Application Scenario

To test the performance of Huawei Collective Communication Library (HCCL) in distributed training scenarios, you can use the HCCL Performance Tester.

This tool supports only network performance tests based on HCCL single-operator APIs.

Obtaining Source Package of the Tool

After the CANN Toolkit software package is installed, you can find the source code of the HCCL Performance Tester in ${INSTALL_DIR}/tools/hccl_test. Replace ${INSTALL_DIR} with the CANN component directory. For example, if the installation is performed by the root user, the default file storage path is /usr/local/Ascend/cann.

Compilation is required before you use the tool.

Supported Products

Atlas A3 training products/Atlas A3 inference products

Atlas A2 training products/Atlas A2 inference products

Atlas training products

Atlas inference products

For the Atlas A2 training products/Atlas A2 inference products, only the Atlas 800I A2 inference server, Atlas 300I A2 inference card, and A200I A2 Box heterogeneous components are supported.

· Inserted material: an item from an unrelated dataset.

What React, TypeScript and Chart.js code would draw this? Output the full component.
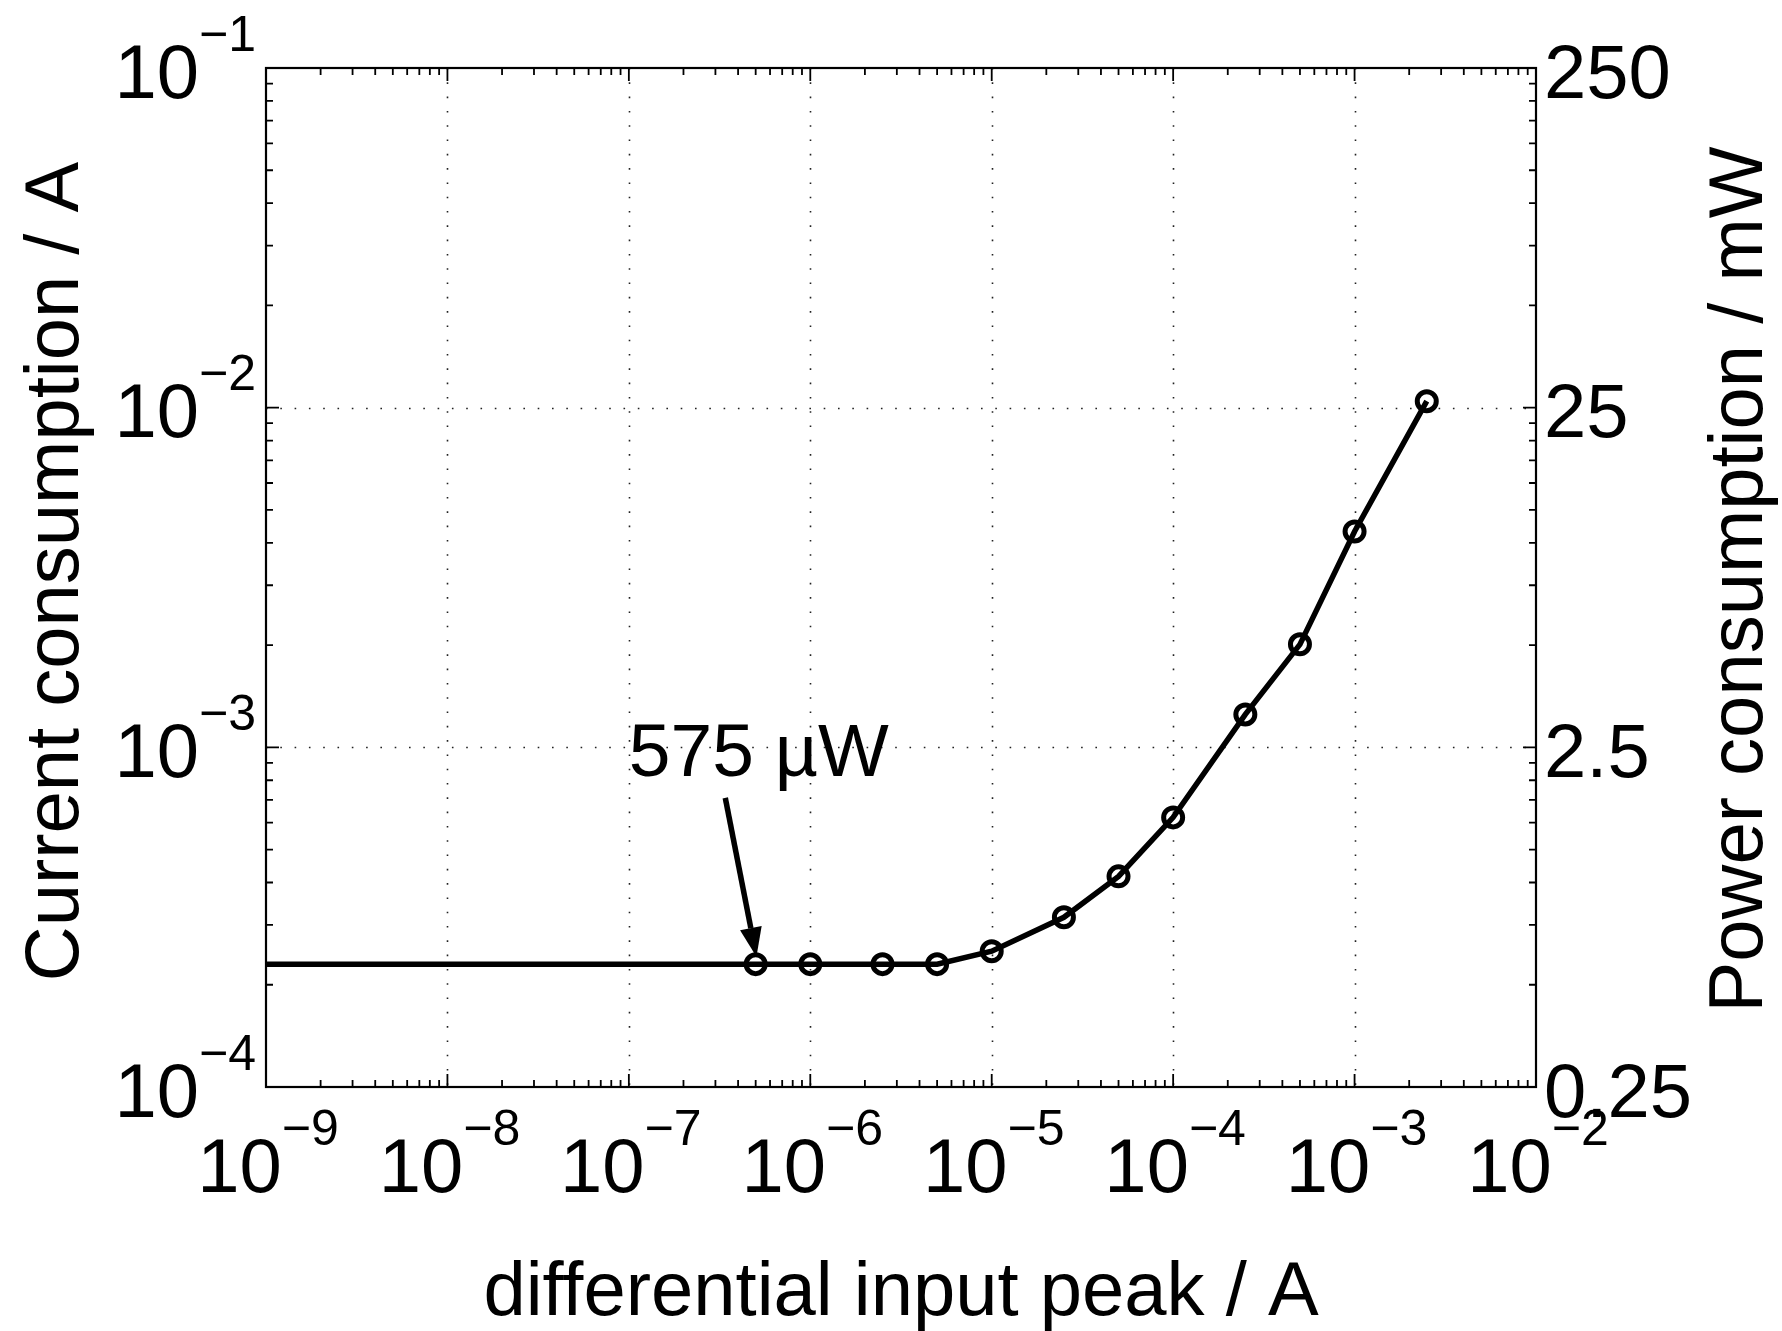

For the Atlas inference products, only the Atlas 300I Duo inference card is supported.

Restrictions

  • For the Atlas A3 training products/Atlas A3 inference products, the HCCL performance tester supports the performance test of a maximum of 32000 communication ranks in a cluster.

    For the AlltoAll and AlltoAllV operators, the HCCL performance tester supports the performance test of a maximum of 8000 communication ranks in a cluster.

  • For the Atlas A2 training products/Atlas A2 inference products, the HCCL performance tester supports the performance test of a maximum of 32000 communication ranks in a cluster.
  • For the Atlas training products, the HCCL performance tester supports the performance test of a maximum of 4096 communication ranks in a cluster.

Background Knowledge

  • Bandwidth for collective communication

    The collective communication bandwidth refers to the algorithm bandwidth, that is, the data volume/time consumed when a collective communication operation is performed.

    For example, if the AllReduce operation is performed on eight devices on a single server, the algorithm bandwidth of the AllReduce operator is the data size divided by the time required for completing the AllReduce operation.

    When the HCCL performance tester is used for the test, the bandwidth data refers to the algorithm bandwidth.

    The algorithm bandwidth is affected by the following factors:
    • RDMA bandwidth between servers (RoCE link)
    • SDMA communication bandwidth between devices in a server (HCCS link)
    • PCIe link bandwidth
    • Implementation of communication algorithm orchestration
  • Physical bandwidth

    The physical bandwidth in a cluster includes the physical bandwidth of HCCS links and RoCE links. The physical bandwidth is a factor that affects the algorithm bandwidth.